Two Accused Of Trying To Sell Organs From Executed Prisoners Kidneys, Corneas Would Come From Inmates Put To Death In China
Human rights activists said Tuesday that a thriving black market in body parts for transplantation has been illuminated by the arrests of two men on charges of trying to illegally sell organs from executed Chinese prisoners.
The two men, Cheng Yong Wang - who told undercover investigators he had been a prosecutor on Hainan Island in China - and Xingqi Fu - a Chinese citizen living in New York - were seized after meeting with an FBI agent posing as a medical executive.
The undercover agent said he was interested in receiving corneas, kidneys, pancreases, livers, lungs, skin and other organs.
According to court papers, Wang, 41, signed two contracts making him responsible for coordinating with relevant Chinese government agencies and hospitals in securing organs for transplants and would receive a commission amounting to 25 percent of the total cost of each transplant case.
Prosecutors charged that Fu, 35, planned to smuggle corneas into the United States for sale to physicians.
Prosecutors said that earlier in February, prior to a Feb. 20 meeting with the government operative, Wang conferred in a New York hotel room with Harry Wu, a well-known human rights activist who then acted as a government informant. Wang allegedly said he was interested in selling kidneys from executed Chinese prisoners.
“Wang went into business a long time ago,” the human rights activist charged. “His position is prosecutor. He supervised executions, controlled execution sites.”
Sidney Jones, executive director of the Asia division of Human Rights Watch, said that if the charges prove true, “it indicates the organ trade has established itself in the United States.
“This is a practice that has been going on for a long time.
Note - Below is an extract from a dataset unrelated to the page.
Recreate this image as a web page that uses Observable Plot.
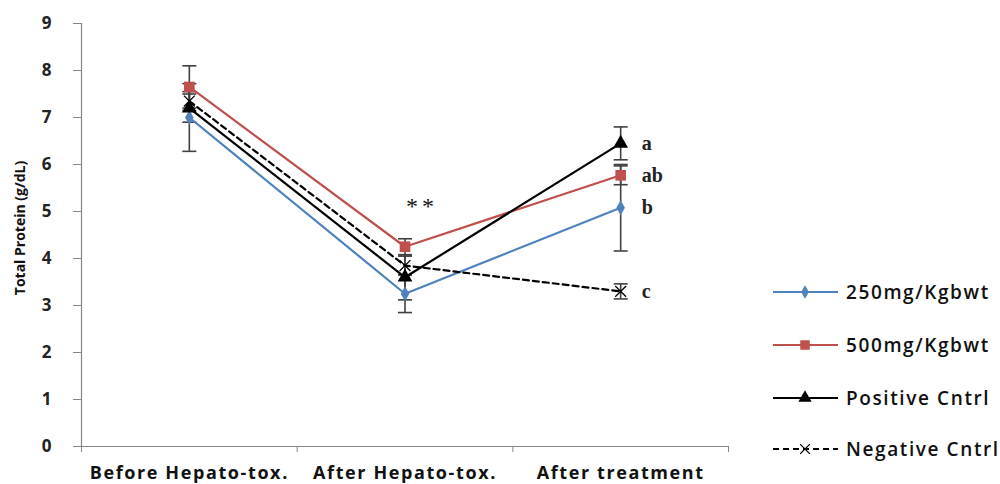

Most of the patients have been from Hong Kong and Taiwan where they have been willing to pay a large sum of money to go to China to get the organ transplants,” Jones said. “Now, it is clear, the trade is global.”
In announcing the arrests Monday, U.S. Attorney Jo White said the defendants offered to sell two corneas for $5,000 and Fu had promised the FBI agent that lungs would come from nonsmokers.
“Trafficking and profiteering in human organs is ghoulish, criminal conduct that imperils the most vulnerable,” White said.
Chinese authorities claim that transplants occur only sparingly and only after prisoners who face the death sentence voluntarily agree to donate organs.
This is strongly disputed by Human Rights Watch.
A report issued in 1994 by the group charged that “in recent years, it has become increasingly evident that executed prisoners are the principal source of supply of body organs for medical transplantation purposes in China.”
“The consent of prisoners to use their organs after death, although required by law, appears rarely to be sought,” the report said.